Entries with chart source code
══════════════════════════════
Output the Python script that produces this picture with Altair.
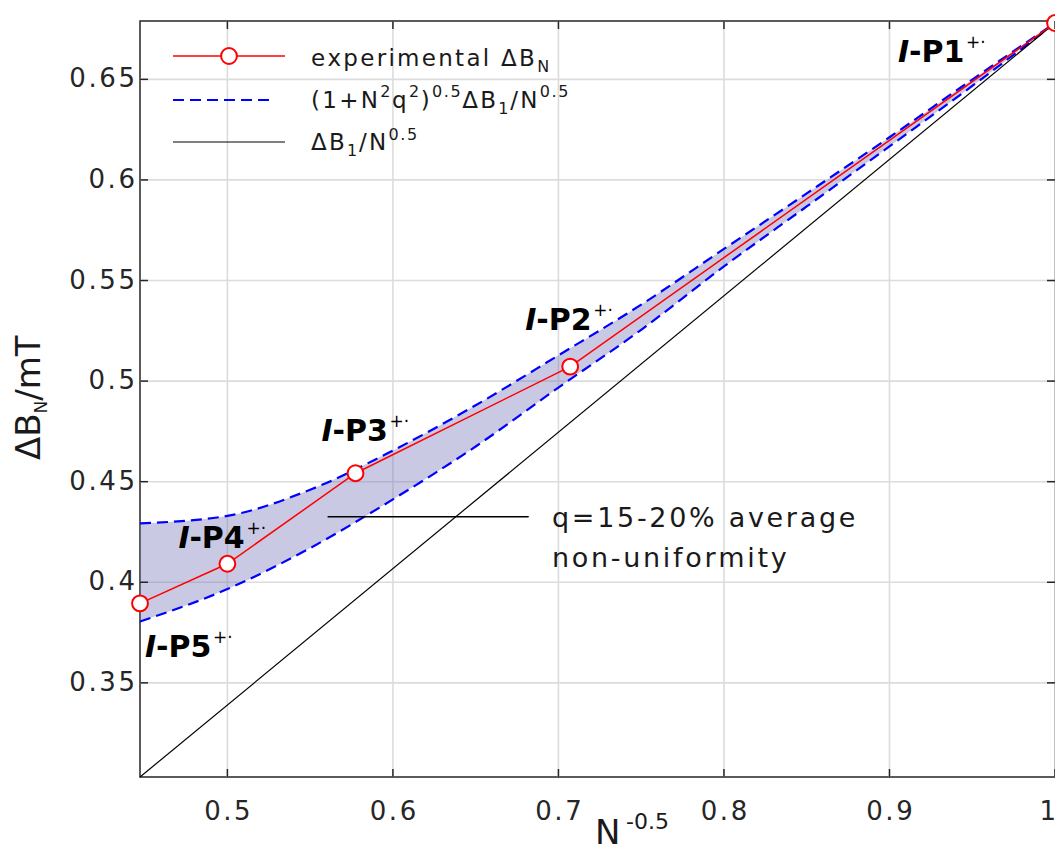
import altair as alt
import pandas as pd

# ---------------- data ----------------
labels_pt = ["P1", "P2", "P3", "P4", "P5"]
x_exp = [1.0, 0.7071, 0.5774, 0.5, 0.4472]          # N^-0.5
y_exp = [0.678, 0.5072, 0.4542, 0.4092, 0.3895]      # experimental dB_N (mT)

x_band = [0.4472, 0.5, 0.55, 0.6, 0.65, 0.7, 0.75, 0.8, 0.85, 0.9, 0.95, 1.0]
y_upper = [0.4293, 0.4330, 0.4460, 0.4655, 0.4880, 0.5128, 0.5380, 0.5657, 0.5933, 0.6212, 0.6499, 0.6780]
y_lower = [0.3805, 0.3966, 0.4170, 0.4412, 0.4675, 0.4968, 0.5255, 0.5570, 0.5868, 0.6167, 0.6467, 0.6780]

x_lin = [0.4472, 1.0]
y_lin = [0.3032, 0.678]

x_ticks = [0.5, 0.6, 0.7, 0.8, 0.9, 1.0]
x_tick_labels = ["0.5", "0.6", "0.7", "0.8", "0.9", "1"]
y_ticks = [0.35, 0.4, 0.45, 0.5, 0.55, 0.6, 0.65]
y_tick_labels = ["0.35", "0.4", "0.45", "0.5", "0.55", "0.6", "0.65"]

# ---------------- layout / style ----------------
W, H = 915, 756
FONT = "DejaVu Sans"
HAIR, THIN = "\u200a", "\u2009"
SPW = {HAIR: 0.1, THIN: 0.2, "": 0.0}
TXT = "#1a1a1a"
AX = "#262626"

WR = {c: 0.636 for c in "0123456789"}
WR.update({".": 0.318, " ": 0.318, "(": 0.390, ")": 0.390, "+": 0.838, "=": 0.838,
           "-": 0.361, "%": 0.950, "/": 0.337, "\u0394": 0.684, "B": 0.686, "N": 0.748,
           "T": 0.611, "\u00b7": 0.318,
           "a": 0.613, "b": 0.635, "c": 0.550, "d": 0.635, "e": 0.615, "f": 0.352,
           "g": 0.635, "h": 0.634, "i": 0.278, "j": 0.278, "k": 0.579, "l": 0.278,
           "m": 0.974, "n": 0.634, "o": 0.612, "p": 0.635, "q": 0.635, "r": 0.411,
           "s": 0.521, "t": 0.392, "u": 0.634, "v": 0.592, "w": 0.818, "x": 0.592,
           "y": 0.592, "z": 0.525})

xs = alt.Scale(domain=[0.4472, 1.0], nice=False, zero=False)
ys = alt.Scale(domain=[0.3032, 0.679], nice=False, zero=False)
one = pd.DataFrame({"k": [0]})


def spaced(s, sp):
    return sp.join(list(s)) if sp else s


def width(s, size, sp=""):
    return sum(WR.get(c, 0.6) for c in s) * size + max(len(s) - 1, 0) * SPW[sp] * size


def txt(x, y, s, size, weight="normal", style="normal", align="left",
        baseline="alphabetic", angle=0, color=TXT):
    kw = dict(text=s, fontSize=size, font=FONT, fontWeight=weight, fontStyle=style,
              align=align, baseline=baseline, color=color)
    if angle:
        kw["angle"] = angle
    return alt.Chart(one).mark_text(**kw).encode(x=alt.value(x), y=alt.value(y))


def rich(x0, y0, parts, sp="", angle=0, color=TXT):
    out, cur = [], 0.0
    for s, size, shift in parts:
        if angle == 0:
            x, y = x0 + cur, y0 + shift
        else:
            x, y = x0 + shift, y0 - cur
        out.append(txt(x, y, spaced(s, sp), size, angle=angle, color=color))
        cur += width(s, size, sp) + SPW[sp] * size
    return out


X = lambda f: alt.X(f, type="quantitative", scale=xs, axis=None)
Y = lambda f: alt.Y(f, type="quantitative", scale=ys, axis=None)

df_exp = pd.DataFrame({"x": x_exp, "y": y_exp, "name": labels_pt})
df_band = pd.DataFrame({"x": x_band, "upper": y_upper, "lower": y_lower})
df_curves = pd.concat([
    pd.DataFrame({"x": x_band, "y": y_upper, "curve": "upper"}),
    pd.DataFrame({"x": x_band, "y": y_lower, "curve": "lower"}),
])
df_lin = pd.DataFrame({"x": x_lin, "y": y_lin})
df_xt = pd.DataFrame({"v": x_ticks, "lab": [spaced(s, HAIR) for s in x_tick_labels]})
df_yt = pd.DataFrame({"v": y_ticks, "lab": [spaced(s, HAIR) for s in y_tick_labels]})
df_xt_in = df_xt.iloc[:-1]
df_xt_last = df_xt.iloc[-1:]

layers = []

# grid
layers.append(alt.Chart(df_xt).mark_rule(color="#dcdcdc", strokeWidth=1.6).encode(
    x=X("v"), y=alt.value(0), y2=alt.value(H)))
layers.append(alt.Chart(df_yt).mark_rule(color="#dcdcdc", strokeWidth=1.6).encode(
    y=Y("v"), x=alt.value(0), x2=alt.value(W)))

# band
layers.append(alt.Chart(df_band).mark_area(color="#7070b8", opacity=0.38,
                                           interpolate="monotone").encode(
    x=X("x"), y=Y("upper"), y2="lower"))
# dashed curves
layers.append(alt.Chart(df_curves).mark_line(color="#0000ff", strokeWidth=2.2,
                                             strokeDash=[11, 6], interpolate="monotone").encode(
    x=X("x"), y=Y("y"), detail="curve:N"))
# black line
layers.append(alt.Chart(df_lin).mark_line(color="black", strokeWidth=1.2).encode(
    x=X("x"), y=Y("y")))
# experimental
layers.append(alt.Chart(df_exp).mark_line(color="#ff0000", strokeWidth=1.5).encode(
    x=X("x"), y=Y("y"), order="x:Q"))
layers.append(alt.Chart(df_exp).mark_point(shape="circle", filled=True, fill="white",
                                           stroke="#ff0000", strokeWidth=2, size=250,
                                           opacity=1).encode(x=X("x"), y=Y("y")))

# inward ticks on all four sides
layers.append(alt.Chart(df_xt).mark_rule(color=AX, strokeWidth=1.5).encode(
    x=X("v"), y=alt.value(H), y2=alt.value(H - 8)))
layers.append(alt.Chart(df_xt).mark_rule(color=AX, strokeWidth=1.5).encode(
    x=X("v"), y=alt.value(0), y2=alt.value(8)))
layers.append(alt.Chart(df_yt).mark_rule(color=AX, strokeWidth=1.5).encode(
    y=Y("v"), x=alt.value(0), x2=alt.value(8)))
layers.append(alt.Chart(df_yt).mark_rule(color=AX, strokeWidth=1.5).encode(
    y=Y("v"), x=alt.value(W), x2=alt.value(W - 8)))

# tick labels
layers.append(alt.Chart(df_xt_in).mark_text(font=FONT, fontSize=26, color=AX, align="center",
                                            baseline="alphabetic").encode(
    x=X("v"), y=alt.value(799), text="lab:N"))
layers.append(alt.Chart(df_xt_last).mark_text(font=FONT, fontSize=26, color=AX, align="right",
                                              baseline="alphabetic", dx=1).encode(
    x=X("v"), y=alt.value(799), text="lab:N"))
layers.append(alt.Chart(df_yt).mark_text(font=FONT, fontSize=26, color=AX, align="right",
                                         baseline="middle").encode(
    y=Y("v"), x=alt.value(-5), text="lab:N"))

# point labels  (I-Pn +.)
offsets = {"P1": (-157, 39), "P2": (-45, -37), "P3": (-34, -32), "P4": (-49, -16), "P5": (5, 54)}
for name in labels_pt:
    dx, dy = offsets[name]
    d = df_exp[df_exp["name"] == name]
    base = alt.Chart(d)
    layers.append(base.mark_text(text="I", font=FONT, fontSize=30, fontWeight="bold",
                                 fontStyle="italic", align="left", baseline="alphabetic",
                                 color="black", dx=dx, dy=dy).encode(x=X("x"), y=Y("y")))
    layers.append(base.mark_text(text="-" + name, font=FONT, fontSize=30, fontWeight="bold",
                                 align="left", baseline="alphabetic", color="black",
                                 dx=dx + 11, dy=dy).encode(x=X("x"), y=Y("y")))
    layers.append(base.mark_text(text="+\u00b7", font=FONT, fontSize=17, align="left",
                                 baseline="alphabetic", color="black",
                                 dx=dx + 68, dy=dy - 14).encode(x=X("x"), y=Y("y")))

# annotation
layers.append(alt.Chart(one).mark_rule(color="black", strokeWidth=1.5).encode(
    x=alt.value(187.6), x2=alt.value(388.7), y=alt.value(495.7)))
layers.append(txt(412, 506, spaced("q=15-20% average", HAIR), 27))
layers.append(txt(412, 546, spaced("non-uniformity", HAIR), 27))

# legend
layers.append(alt.Chart(one).mark_rule(color="#ff0000", strokeWidth=1.5).encode(
    x=alt.value(33), x2=alt.value(145), y=alt.value(35)))
layers.append(alt.Chart(one).mark_point(shape="circle", filled=True, fill="white",
                                        stroke="#ff0000", strokeWidth=2, size=250,
                                        opacity=1).encode(x=alt.value(89), y=alt.value(35)))
layers.append(alt.Chart(one).mark_rule(color="#0000ff", strokeWidth=2.2, strokeDash=[11, 6]).encode(
    x=alt.value(33), x2=alt.value(135), y=alt.value(79)))
layers.append(alt.Chart(one).mark_rule(color="black", strokeWidth=1.2).encode(
    x=alt.value(33), x2=alt.value(145), y=alt.value(121)))

layers += rich(171, 45, [("experimental \u0394B", 23, 0), ("N", 16, 6)], sp=HAIR)
layers += rich(171, 87, [("(1+N", 23, 0), ("2", 16, -11), ("q", 23, 0), ("2", 16, -11),
                         (")", 23, 0), ("0.5", 16, -11), ("\u0394B", 23, 0), ("1", 16, 6),
                         ("/N", 23, 0), ("0.5", 16, -11)], sp=HAIR)
layers += rich(171, 129, [("\u0394B", 23, 0), ("1", 16, 6), ("/N", 23, 0), ("0.5", 16, -10)],
               sp=HAIR)

# axis titles
layers.append(txt(455, 823, "N", 34))
layers.append(txt(486, 808, "-0.5", 22))
layers += rich(-100, 439, [("\u0394B", 34, 0), ("N", 17, 7), ("/mT", 34, 0)], angle=270)

chart = alt.layer(*layers).properties(
    width=W, height=H,
    padding={"left": 132, "top": 13, "right": 0, "bottom": 77},
    autosize=alt.AutoSizeParams(type="none"),
).configure_view(stroke=AX, strokeWidth=1.5)

chart.save("out.html", embed_options={"renderer": "svg", "actions": False})
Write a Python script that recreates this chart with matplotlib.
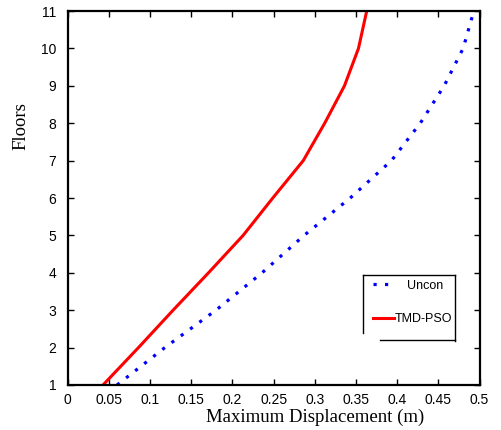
══════════════════════════════
**WRITTEN REQUEST**
Only the lines from the top of the data through the line with "y_exp = [0.678, 0.5072, 0.4542, 0.4092, 0.3895]" should be quoted, exactly and with both ends kept; skip the pictures.

**RESPONSE TO THIS EXERCISE**
Output the Python script that produces this picture with Altair.
import altair as alt
import pandas as pd

# ---------------- data ----------------
labels_pt = ["P1", "P2", "P3", "P4", "P5"]
x_exp = [1.0, 0.7071, 0.5774, 0.5, 0.4472]          # N^-0.5
y_exp = [0.678, 0.5072, 0.4542, 0.4092, 0.3895]      # experimental dB_N (mT)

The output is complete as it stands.